I know little about Israel, but I have slight experience. While teaching in Canada I bought a book written by a Christian Israeli. He documented that the Christian community in Palestine had supported the Jews in their struggle for independence. He also named Christian communities that had fought with the Jews that were forcibly removed from “strategic” areas to other areas in the new nation. His own family, he reported, had lived and farmed in the interior of what is now Israel for generations. One day the Israeli military decided it wanted his family’s home and farm. The family went to court and the judge ruled in their favor, but the military ignored that, demolished his home and took his land. I gave that book to a student, intending to purchase a new one after I returned to the United States. Later I was sorry. The book, published in England and available in Canada was not available in the United States.

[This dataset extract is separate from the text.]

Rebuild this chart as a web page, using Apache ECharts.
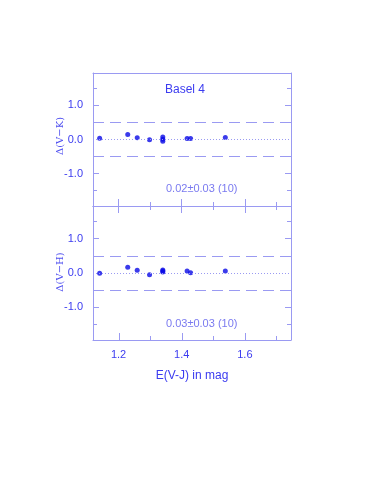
<!DOCTYPE html>
<html><head><meta charset="utf-8">
<script src="https://cdn.jsdelivr.net/npm/echarts@6/dist/echarts.min.js"></script>
<style>html,body{margin:0;padding:0;background:#fff}#c{width:382px;height:491px}</style>
</head><body><div id="c"></div>
<script>
const xValues = [1.14, 1.229, 1.259, 1.298, 1.34, 1.34, 1.34, 1.417, 1.428, 1.538];
const dVK = [0.04, 0.15, 0.05, -0.01, 0.07, 0.01, -0.05, 0.03, 0.03, 0.06];
const dVH = [-0.01, 0.17, 0.08, -0.05, 0.09, 0.06, 0.03, 0.06, 0.01, 0.06];
const xMajorTicks = [1.2, 1.4, 1.6];
const xMinorTicks = [1.3, 1.5, 1.7];
const yMajorTicks = [-1.0, 1.0];
const yMinorTicks = [-1.5, -0.5, 0.5, 1.5];
const yMajorLabels = [-1.0, 0.0, 1.0];
const bandLines = [-0.5, 0.5];
const panelTitles = ['Δ(V−K)', 'Δ(V−H)'];
const panelStats = ['0.02±0.03 (10)', '0.03±0.03 (10)'];
const panelNote = 'Basel 4';
const xTitle = 'E(V-J) in mag';

const AX = '#9a9af2', TXT = '#3b3bf0', PT = '#0a0ae6', FAINT = '#7a7af0';
const FONT = 'Liberation Sans';
const XMIN = 1.119, XMAX = 1.746, YMIN = -1.95, YMAX = 1.95;

const grids = [
  {left: 93, top: 73, width: 198, height: 133},
  {left: 93, top: 206, width: 198, height: 134}
];
const xAxes = [], yAxes = [];
function xa(g, pos, ticks, len, line, labels, name) {
  xAxes.push({
    type: 'value', gridIndex: g, position: pos, min: XMIN, max: XMAX,
    axisLine: {show: line, onZero: false, lineStyle: {color: AX, width: 1}},
    axisTick: {show: ticks.length > 0, inside: true, length: len, customValues: ticks, lineStyle: {color: AX, width: 1}},
    axisLabel: labels ? {show: true, customValues: labels, color: TXT, fontFamily: FONT, fontSize: 11, margin: 9,
      formatter: v => v.toFixed(1)} : {show: false},
    splitLine: {show: false},
    name: name || '', nameLocation: 'middle', nameGap: 30,
    nameTextStyle: {color: TXT, fontFamily: FONT, fontSize: 12}
  });
}
function ya(g, pos, ticks, len, line, labels) {
  yAxes.push({
    type: 'value', gridIndex: g, position: pos, min: YMIN, max: YMAX,
    axisLine: {show: line, onZero: false, lineStyle: {color: AX, width: 1}},
    axisTick: {show: ticks.length > 0, inside: true, length: len, customValues: ticks, lineStyle: {color: AX, width: 1}},
    axisLabel: labels ? {show: true, customValues: labels, color: TXT, fontFamily: FONT, fontSize: 11, margin: 10,
      formatter: v => v.toFixed(1)} : {show: false},
    splitLine: {show: false}
  });
}
// panel 0
xa(0, 'bottom', xMajorTicks, 7, true, null);          // 0
xa(0, 'bottom', xMinorTicks, 4, false, null);         // 1
xa(0, 'top', [], 0, true, null);                      // 2
ya(0, 'left', yMajorTicks, 6, true, yMajorLabels);    // 0
ya(0, 'left', yMinorTicks, 4, false, null);           // 1
ya(0, 'right', yMajorTicks, 6, true, null);           // 2
ya(0, 'right', yMinorTicks, 4, false, null);          // 3
// panel 1
xa(1, 'bottom', [], 0, true, xMajorTicks, xTitle);    // 3
xa(1, 'top', xMajorTicks, 7, true, null);             // 4
xa(1, 'top', xMinorTicks, 4, false, null);            // 5
ya(1, 'left', yMajorTicks, 6, true, yMajorLabels);    // 4
ya(1, 'left', yMinorTicks, 4, false, null);           // 5
ya(1, 'right', yMajorTicks, 6, true, null);           // 6
ya(1, 'right', yMinorTicks, 4, false, null);          // 7

function panelSeries(xi, yi, ys) {
  return {
    type: 'scatter', xAxisIndex: xi, yAxisIndex: yi,
    data: xValues.map((x, i) => [x, ys[i]]),
    symbol: 'circle', symbolSize: 5, itemStyle: {color: PT}, silent: true
  };
}
function refLines(xi, yi) {
  return {
    type: 'line', xAxisIndex: xi, yAxisIndex: yi, data: [], silent: true,
    markLine: {
      silent: true, symbol: 'none', label: {show: false}, animation: false,
      data: [
        ...bandLines.map(v => ({yAxis: v, lineStyle: {color: AX, width: 1, type: [11, 6]}})),
        {yAxis: 0, lineStyle: {color: AX, width: 1, type: [1, 2]}}
      ]
    }
  };
}
// bottom-edge ticks of the lower panel, placed through the panel's own scales
const bottomTicks = {
  type: 'custom', xAxisIndex: 3, yAxisIndex: 4, silent: true, clip: false,
  data: xMajorTicks.concat(xMinorTicks).map(v => [v, YMIN]),
  renderItem: function (params, api) {
    const v = api.value(0);
    const p = api.coord([v, api.value(1)]);
    const len = xMajorTicks.indexOf(v) >= 0 ? 7 : 4;
    const x = Math.round(p[0]) + 0.5;
    return {type: 'line', shape: {x1: x, y1: p[1], x2: x, y2: p[1] - len},
      style: {stroke: AX, lineWidth: 1}};
  }
};

const chart = echarts.init(document.getElementById('c'));
chart.setOption({
  animation: false,
  backgroundColor: '#fff',
  grid: grids,
  xAxis: xAxes,
  yAxis: yAxes,
  series: [refLines(0, 0), refLines(3, 4), panelSeries(0, 0, dVK), panelSeries(3, 4, dVH), bottomTicks],
  graphic: [
    {type: 'text', left: 165, top: 84, style: {text: panelNote, fill: TXT, font: '12px "Liberation Sans"'}},
    {type: 'text', left: 166, top: 183, style: {text: panelStats[0], fill: FAINT, font: '11px "Liberation Sans"'}},
    {type: 'text', left: 166, top: 318, style: {text: panelStats[1], fill: FAINT, font: '11px "Liberation Sans"'}},
    {type: 'text', x: 60, y: 136, rotation: Math.PI / 2,
      style: {text: panelTitles[0], fill: '#5050f0', font: '10px "DejaVu Serif"', textAlign: 'center', textVerticalAlign: 'middle'}},
    {type: 'text', x: 60, y: 272, rotation: Math.PI / 2,
      style: {text: panelTitles[1], fill: '#5050f0', font: '10px "DejaVu Serif"', textAlign: 'center', textVerticalAlign: 'middle'}}
  ]
});
</script></body></html>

I have two other, lesser, examples.  A friend of my youth, Alex Tecklin who owned a tailor business and whom I came to know well during my years as a stockboy in men’s clothing at Famous Barr, offered me a partnership when I went to see him after leaving the army. In a later visit he told me that he, an orthodox Jew, was closing his business and migrating to Israel, his religious home. A few years later I encountered him in downtown St. Louis. When I expressed surprise he said, “Israel was disappointing, it is not a democracy, it is a military dictatorship. 

In a second incident, years later, I had a student at AustinPeayUniversity who liked me and ran a business. He came to offer me a job, having received a contract as a minority business owner. Chatting – I wasn’t interested in the job – he told me his history. Originally from Cuba, with a Hispanic name, he had migrated to Israel and served in the Israeli army. After completing his service, he migrated to the United States. I told him Alex’s story and he agreed. He said it was a military dictatorship and hard on any citizen who did not belong to the correct, orthodox, minority. He said that was why he left. 

In terms of the United States being a “Muslim” nation, I don’t believe that and wouldn’t want it. I know a lot more about it from the refrain on newspaper articles on Muslim’s killing innocent people who happened to belong to the wrong sect even though they were Muslim, not to mention what they do to non-Muslims when they control a nation and administer its laws. I have also read some of the Muslim Qur’an. Once you get past the first two or three short surahs (chapters), which are almost condensed versions of the first few books of the Old Testament, you find a religious document, which places women in a second place, Christians and Jews in an even lesser place and advocates death for all other minorities. How is it possible for laws based on such a religion to co-exist peacefully with laws based on Christian principles? The answer is, “It can’t!” For proof examine the problems of Holland and Belgium

I know less about Buddhists and Hindus, although I occasionally read articles about Buddhist mobs attacking Christians and Hindu mobs burning Christian churches and killing adults and children alike in varied far eastern nations. I’m always sorry for those Christians and, if I consider it, glad I don’t live there.

Mr. Obama may want the United States to be a land of Christian, Jewish, Muslim and other religions and laws, but I don’t. I want it to continue to be a nation based on Christian principles, which permit people of other faiths their beliefs provided their practices do not violate our Christian based laws.